> [What the exercise asks]
For the data below, transcribe the part that opens with the line containing "Reproduce this chart with matplotlib." and closes with the line containing "ax.add_patch(Ellipse((196, 277), 2", exactly and with no pictures.

——————

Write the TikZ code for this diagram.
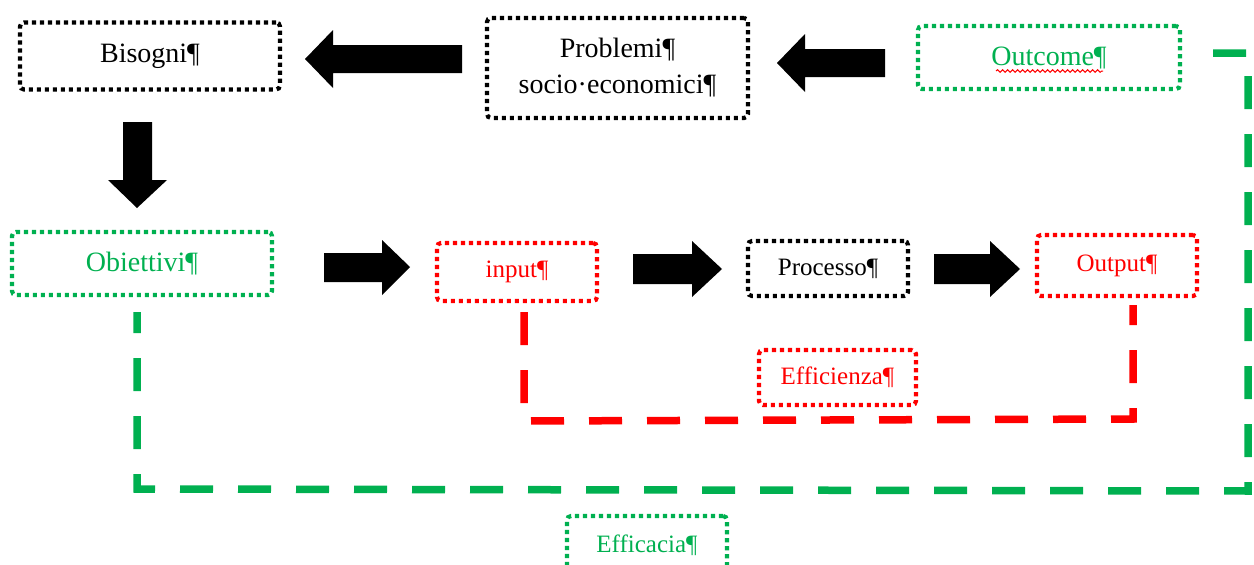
\documentclass[tikz,border=0pt]{standalone}
\usepackage{fontspec}
\setmainfont{Liberation Serif}
\usetikzlibrary{decorations.pathmorphing}
\definecolor{ggreen}{HTML}{00B050}
\definecolor{rred}{HTML}{FF0000}
\begin{document}
\begin{tikzpicture}[x=1pt,y=-1pt,
  dotbox/.style={draw, line width=4.2pt, dash pattern=on 4.2pt off 3.8pt, rounded corners=4pt, inner sep=0pt, align=center},
  bigtxt/.style={font=\fontsize{28}{32}\selectfont},
  smltxt/.style={font=\fontsize{25}{29}\selectfont},
  blockarrow/.style={fill=black},
  longdash/.style={line width=7.5pt, dash pattern=on 33pt off 25pt},
]
\useasboundingbox (0,0) rectangle (1254,565);
\clip (0,0) rectangle (1254,565);
% boxes
\node[dotbox, bigtxt, minimum width=260pt, minimum height=67pt] (bis) at (150,56) {Bisogni¶};
\node[dotbox, bigtxt, minimum width=261pt, minimum height=100pt, font=\fontsize{28}{36}\selectfont] (prob) at (617.5,68) {Problemi¶\\socio·economici¶};
\node[dotbox, bigtxt, draw=ggreen, text=ggreen, minimum width=262pt, minimum height=63pt] (outc) at (1049,57.5) {Outcome¶};
\node[dotbox, bigtxt, draw=ggreen, text=ggreen, minimum width=260pt, minimum height=63pt] (obi) at (142,263.5) {Obiettivi¶};
\node[dotbox, smltxt, draw=rred, text=rred, minimum width=160pt, minimum height=58pt] (inp) at (517,272) {input¶};
\node[dotbox, smltxt, minimum width=160pt, minimum height=55pt] (proc) at (828,268.5) {Processo¶};
\node[dotbox, smltxt, draw=rred, text=rred, minimum width=160pt, minimum height=61pt] (outp) at (1117,265.5) {Output¶};
\node[dotbox, smltxt, draw=rred, text=rred, minimum width=157pt, minimum height=55pt] (eff) at (837.5,377.5) {Efficienza¶};
\node[dotbox, smltxt, draw=ggreen, text=ggreen, minimum width=160pt, minimum height=58pt] (effc) at (647,545) {Efficacia¶};
% wavy underline
\draw[rred, line width=1pt, decorate, decoration={snake, amplitude=1.3pt, segment length=5pt}] (996,71) -- (1103,71);
% block arrows
\fill[blockarrow] (305,59) -- (333,30) -- (333,45) -- (462,45) -- (462,73) -- (333,73) -- (333,88) -- cycle;
\fill[blockarrow] (777,63) -- (805,34) -- (805,49) -- (885,49) -- (885,77) -- (805,77) -- (805,92) -- cycle;
\fill[blockarrow] (137,208) -- (108,180) -- (123,180) -- (123,122) -- (152,122) -- (152,180) -- (167,180) -- cycle;
\fill[blockarrow] (410,267) -- (382,240) -- (382,253) -- (324,253) -- (324,282) -- (382,282) -- (382,295) -- cycle;
\fill[blockarrow] (722,269) -- (692,241) -- (692,254) -- (633,254) -- (633,284) -- (692,284) -- (692,297) -- cycle;
\fill[blockarrow] (1020,269) -- (990,241) -- (990,254) -- (934,254) -- (934,284) -- (990,284) -- (990,297) -- cycle;
% dashed connectors
\coordinate (r1) at (524,312);
\coordinate (r2) at (524,421);
\coordinate (r3) at (1133,419);
\coordinate (r4) at (1133,305);
\draw[rred, longdash] (r1) -- (r2) -- (r3) -- (r4);
\coordinate (g1) at (1213,53);
\coordinate (g2) at (1248,53);
\coordinate (g3) at (1248,491);
\coordinate (g4) at (137,489);
\coordinate (g5) at (137,312);
\draw[ggreen, longdash] (g1) -- (g2) -- (g3) -- (g4) -- (g5);
\end{tikzpicture}
\end{document}
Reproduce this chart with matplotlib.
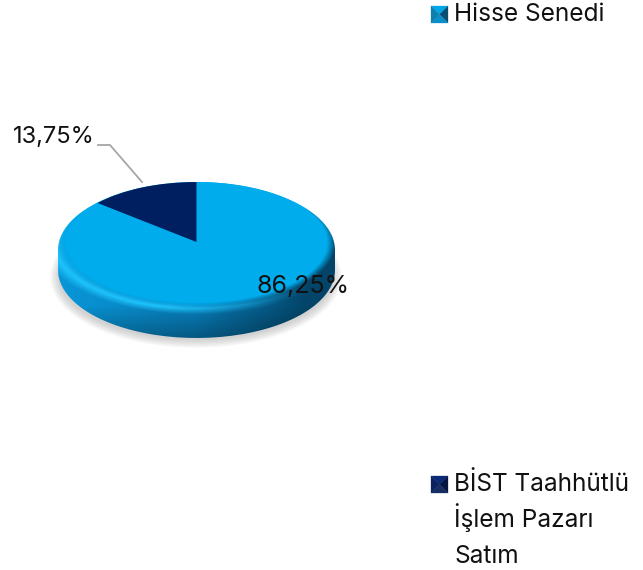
import numpy as np
import matplotlib
matplotlib.use("Agg")
import matplotlib.pyplot as plt
from matplotlib.patches import Ellipse, Polygon, PathPatch
from matplotlib.path import Path

values = [86.25, 13.75]
pct_labels = ["86,25%", "13,75%"]
legend_labels = ["Hisse Senedi", "BİST Taahhütlü\nİşlem Pazarı\nSatım"]
colors = ["#00ACEC", "#001F60"]
marker_colors = [["#00A6E6", "#0A4F72", "#0B8FC8", "#0F7FB0"],
                 ["#0A2A78", "#061640", "#142E63", "#0B2260"]]

W, H = 643, 570
plt.rcParams['font.family'] = ['Inter', 'DejaVu Sans']

fig = plt.figure(figsize=(W / 100, H / 100), dpi=100)
ax = fig.add_axes([0, 0, 1, 1])
ax.set_xlim(0, W)
ax.set_ylim(H, 0)
ax.axis("off")

# shadow under the pie
for i in range(10):
    ax.add_patch(Ellipse((196, 277), 2 * (146 - i), 2 * (71 - i * 0.9), fc="#808080", ec="none", alpha=0.04))

# side of the pie, a shaded picture cut to the outline
xx, yy = np.meshgrid(np.arange(50, 345), np.arange(175, 345))
u = (xx - 196.5) / 138.5
r = np.sqrt(((xx - 196.5) / 130.0) ** 2 + ((yy - 242) / 60.0) ** 2)
stops = np.array([[8, 150, 215], [8, 125, 185], [3, 68, 104]], float)
side = np.zeros(xx.shape + (3,))
for c in range(3):
    side[..., c] = np.interp(u, [-1, 0.0, 0.8], stops[:, c])
# bright band just below the top face, fading to the right
glow = np.clip(1 - np.abs(r - 1.1) / 0.1, 0, 1)[..., None] * np.clip(0.8 - u, 0, 1)[..., None]
side = side * (1 - glow) + np.array([30, 195, 252]) * glow
dark = np.clip((yy - 305) / 33.0, 0, 1)[..., None] * 0.3
side = side * (1 - dark)
# rim blends into the top face, and stays light on the upper half
rim = np.clip(1 - (r - 1) / 0.07, 0, 1)[..., None]
upper_part = np.clip((236 - yy) / 30.0, 0, 1)[..., None]
rim = np.maximum(rim, upper_part)
side = side * (1 - rim) + np.array([0, 172, 236]) * rim
im = ax.imshow(side.astype(np.uint8), extent=(50, 345, 345, 175), zorder=2, aspect="auto")
ax.set_xlim(0, W)
ax.set_ylim(H, 0)

t = np.linspace(0, np.pi, 80)
upper = np.column_stack([196.5 + 138.5 * np.cos(t), 250 - 68 * np.sin(t)])
lower = np.column_stack([196.5 - 138.5 * np.cos(t), 270 + 68 * np.sin(t)])
outline = Path(np.vstack([upper, lower, upper[:1]]))
clip = PathPatch(outline, transform=ax.transData, fc="none", ec="none")
ax.add_patch(clip)
im.set_clip_path(clip)

# top face: unit circle stretched to the ellipse
pie_ax = fig.add_axes([(196.5 - 130) / W, 1 - (242 + 60) / H, 260 / W, 120 / H], zorder=3)
pie_ax.pie(values, colors=colors, startangle=90, counterclock=False, radius=1)
pie_ax.set_aspect("auto")
pie_ax.set_xlim(-1, 1)
pie_ax.set_ylim(-1, 1)
pie_ax.axis("off")

# text and legend on top
top = fig.add_axes([0, 0, 1, 1], zorder=4)
top.set_xlim(0, W)
top.set_ylim(H, 0)
top.axis("off")
top.text(256, 293, pct_labels[0], fontsize=18, color="#111111", va="baseline", ha="left")
top.text(13, 143, pct_labels[1], fontsize=17, color="#111111", va="baseline", ha="left")
top.plot([98, 110, 142], [145, 145, 182], color="#A6A6A6", lw=1.3)


def marker(x0, y0, x1, y1, cols):
    cx, cy = (x0 + x1) / 2, (y0 + y1) / 2
    tris = [[(x0, y0), (x1, y0)], [(x1, y0), (x1, y1)], [(x1, y1), (x0, y1)], [(x0, y1), (x0, y0)]]
    for tri, col in zip(tris, cols):
        top.add_patch(Polygon(tri + [(cx, cy)], fc=col, ec=col, lw=0.2))


marker(431, 6, 448, 23, marker_colors[0])
marker(431, 476, 448, 493, marker_colors[1])
top.text(454, 21, legend_labels[0], fontsize=17.6, color="#111111", va="baseline", ha="left")
for i, line in enumerate(legend_labels[1].split("\n")):
    top.text(454, 491 + i * 36, line, fontsize=17.6, color="#111111", va="baseline", ha="left")

fig.savefig("out.png", dpi=100)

——————

> [Result of this task]
Reproduce this chart with matplotlib.
import numpy as np
import matplotlib
matplotlib.use("Agg")
import matplotlib.pyplot as plt
from matplotlib.patches import Ellipse, Polygon, PathPatch
from matplotlib.path import Path

values = [86.25, 13.75]
pct_labels = ["86,25%", "13,75%"]
legend_labels = ["Hisse Senedi", "BİST Taahhütlü\nİşlem Pazarı\nSatım"]
colors = ["#00ACEC", "#001F60"]
marker_colors = [["#00A6E6", "#0A4F72", "#0B8FC8", "#0F7FB0"],
                 ["#0A2A78", "#061640", "#142E63", "#0B2260"]]

W, H = 643, 570
plt.rcParams['font.family'] = ['Inter', 'DejaVu Sans']

fig = plt.figure(figsize=(W / 100, H / 100), dpi=100)
ax = fig.add_axes([0, 0, 1, 1])
ax.set_xlim(0, W)
ax.set_ylim(H, 0)
ax.axis("off")

# shadow under the pie
for i in range(10):
    ax.add_patch(Ellipse((196, 277), 2 * (146 - i), 2 * (71 - i * 0.9), fc="#808080", ec="none", alpha=0.04))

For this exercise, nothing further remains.